With sirens blaring, two firetrucks pulled up to a yellow-sided ranch home with toys in the front yard along Upper Burrell’s Hillview Drive.
Inside the home, Derica Carter, 10, was told something good was going to happen. Instead of the ambulances that have taken her to the hospital five times since February for what Derica calls “scary seizures,” this emergency visit was going to be a good surprise.
Firefighter Vivian Drane jumped from the firetruck with a black German shepherd puppy. Her name is Care Bear, because she looks like a little black bear and is super affectionate.
“Oh, they are bringing me a puppy to visit,” Derica first thought. “I didn’t think they were going to give it to me!”

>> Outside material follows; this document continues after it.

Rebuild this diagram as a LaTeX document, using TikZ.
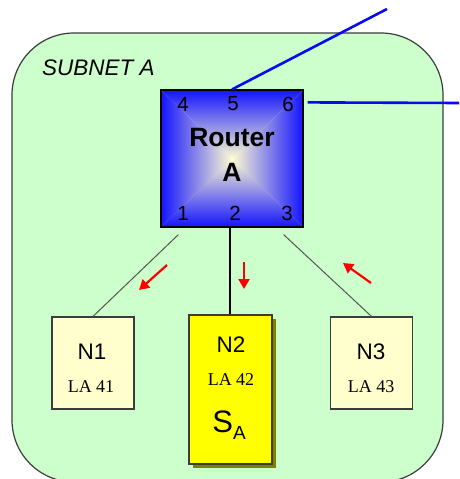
\documentclass[tikz,border=0pt]{standalone}
\usepackage{fontspec}
\setmainfont{Liberation Sans}
\newfontfamily\serifLA{Liberation Serif}
\usetikzlibrary{arrows.meta,shadows,calc}

\definecolor{netgreen}{RGB}{204,255,204}
\definecolor{cream}{RGB}{255,255,206}
\definecolor{nodeyellow}{RGB}{255,255,0}
\definecolor{shadowolive}{RGB}{128,128,0}
\definecolor{rblue}{RGB}{20,20,255}
\definecolor{rcenter}{RGB}{255,252,210}
\definecolor{linkblue}{RGB}{10,10,240}
\definecolor{wiregray}{RGB}{80,90,80}
\definecolor{edgegray}{RGB}{60,60,60}

\tikzset{
  subnet/.style={draw=edgegray, line width=1.2pt, fill=netgreen, rounded corners=62pt},
  hostbox/.style={draw=edgegray, line width=1.2pt, fill=cream, minimum width=82pt, minimum height=92pt, inner sep=0pt},
  serverbox/.style={draw=edgegray, line width=1.2pt, fill=nodeyellow, minimum width=83pt, minimum height=149pt, inner sep=0pt,
    general shadow={fill=shadowolive, shadow xshift=4pt, shadow yshift=-4pt}},
  routerbox/.style={draw=black, line width=1.2pt, minimum width=142pt, minimum height=137pt, inner sep=0pt},
  uplink/.style={draw=linkblue, line width=2.6pt},
  wire/.style={draw=wiregray, line width=1pt},
  flow/.style={draw=red, line width=2.2pt, -{Triangle[length=10pt,width=11pt]}},
  port/.style={font=\fontsize{20.5}{20.5}\selectfont},
  hostname/.style={font=\fontsize{22.5}{22.5}\selectfont},
  laddr/.style={font=\serifLA\fontsize{18}{18}\selectfont}
}

\begin{document}
\begin{tikzpicture}[x=1pt, y=-1pt]
  \useasboundingbox (0,0) rectangle (459,479);
  \fill[white] (0,0) rectangle (459,479);

  % subnet area
  \path[subnet] (12,33) rectangle (443,482);
  \node[font=\itshape\fontsize{22.5}{22.5}\selectfont, anchor=west, inner sep=0pt] (subnetlabel) at (42,68) {SUBNET A};

  % router with a four-sided gradient towards the centre
  \begin{scope}
    \clip (161,90) -- (303,90) -- (232,158.5) -- cycle;
    \shade[top color=rblue, bottom color=rcenter] (161,90) rectangle (303,158.5);
  \end{scope}
  \begin{scope}
    \clip (161,227) -- (303,227) -- (232,158.5) -- cycle;
    \shade[bottom color=rblue, top color=rcenter] (161,158.5) rectangle (303,227);
  \end{scope}
  \begin{scope}
    \clip (161,90) -- (161,227) -- (232,158.5) -- cycle;
    \shade[left color=rblue, right color=rcenter] (161,90) rectangle (232,227);
  \end{scope}
  \begin{scope}
    \clip (303,90) -- (303,227) -- (232,158.5) -- cycle;
    \shade[right color=rblue, left color=rcenter] (232,90) rectangle (303,227);
  \end{scope}
  \node[routerbox] (router) at (232,158.5) {};
  \node[font=\bfseries\fontsize{26.5}{26.5}\selectfont] (routername) at (232,138) {Router};
  \node[font=\bfseries\fontsize{26.5}{26.5}\selectfont] (routerletter) at (232,172) {A};
  \node[port] (p4) at (183,104) {4};
  \node[port] (p5) at (233,104) {5};
  \node[port] (p6) at (288,104) {6};
  \node[port] (p1) at (183,213) {1};
  \node[port] (p2) at (235,213) {2};
  \node[port] (p3) at (287,213) {3};

  % links leaving the subnet
  \coordinate (farup) at (387,9);
  \coordinate (farright) at (459,103);
  \draw[uplink] (router.north) -- (farup);
  \draw[uplink] ([xshift=4pt,yshift=-13pt]router.north east) -- (farright);

  % hosts
  \node[hostbox] (n1) at (93,363) {};
  \node[hostname] at (92,352) {N1};
  \node[laddr] at (91,387) {LA 41};

  \node[serverbox] (n2) at (230.5,389.5) {};
  \node[hostname] at (231,345) {N2};
  \node[laddr] at (231,380) {LA 42};
  \node[font=\fontsize{31}{31}\selectfont] at (229,425) {S\raisebox{-7pt}{\fontsize{19}{19}\selectfont A}};

  \node[hostbox] (n3) at (371.5,363) {};
  \node[hostname] at (371,352) {N3};
  \node[laddr] at (371,387) {LA 43};

  % wires from router ports to hosts
  \draw[wire] ([xshift=18pt,yshift=-7pt]router.south west) -- (n1.north);
  \draw[draw=black, line width=1.2pt] ([xshift=-2pt]router.south) -- ([xshift=-0.5pt]n2.north);
  \draw[wire] ([xshift=-20pt,yshift=-7pt]router.south east) -- (n3.north);

  % traffic direction arrows
  \coordinate (a1s) at (167,265); \coordinate (a1e) at (139,290);
  \coordinate (a2s) at (244,262); \coordinate (a2e) at (244,289);
  \coordinate (a3s) at (371,283); \coordinate (a3e) at (343,263);
  \draw[flow] (a1s) -- (a1e);
  \draw[flow] (a2s) -- (a2e);
  \draw[flow] (a3s) -- (a3e);
\end{tikzpicture}
\end{document}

Then her grandmother, Charlene Gregoire, told her the puppy would be with her when she has seizures.
Derica cried when she learned the puppy was hers to keep. Care Bear will be her companion dog.
That was the plan hatched by Vivian Drane and her father, James Drane, volunteer firefighters who lost their beloved mother and wife, Veronica, last year.
It was Care Bear’s parents, Luna and Bashful, who alerted James when he awoke from a nap and led him to the second-floor bedroom where his wife was napping.
“Each of those dogs took me by the hand and led me to that room; they knew something was wrong.” Drane found his wife unconscious; she later died of a brain bleed.
And the dogs still know, he said.
“When I miss my wife and I cry, Bashful will comfort me. He puts his front paws on the front of the couch and leans into my chest. And it makes me stop crying.”
Drane also credits a family dog of almost 18 years ago that helped his son, Nickolas, who died when he when he was 5 1/2. The family dog helped and shepherded over him when he had seizures.
“I believe dogs know when somebody is not feeling well,” Drane said. “They know how to comfort them, and they know how to alert somebody for help.”
The Dranes knew of the recent, frequent calls for emergency help for Derica to the fire company, which sometimes handles medical emergencies.
The Dranes had an extra puppy that was unusually affectionate from an unexpected litter from Luna.
“We thought the girl and the family can use a dog like that,” Drane said.
The gift of a puppy would be another way for the fire company to give back to the community, he added.
Vivian Drane named the puppy Care Bear, she said, “because she was a special puppy with a sweet heart, and she doesn’t leave your side.”
Derica’s mother, Holly Livingston, was overwhelmed by the gesture.
“My daughter has so much going on with her right now,” she said. “I feel helpless. Then this amazing man — who has been through so much loss himself — is so kind to do this for her.”
The Dranes’ generosity, Livingston said, gives her chills just thinking about it.
The single mother of three is working with doctors to get to the bottom of her daughter’s seizures, which render her unconscious. The most serious health threats have been ruled out, she said. However, the seizures remain concerning and numerous.
“The longest one was an hour and 20 minutes, and it scared the daylights out of me,” she said.
Of Care Bear, Livingston said: “We’re going to take her in with loving arms. I’m going to have the dog by Derica’s side to sense things when she has small daily seizures and to be, at the very least, a great companion dog.”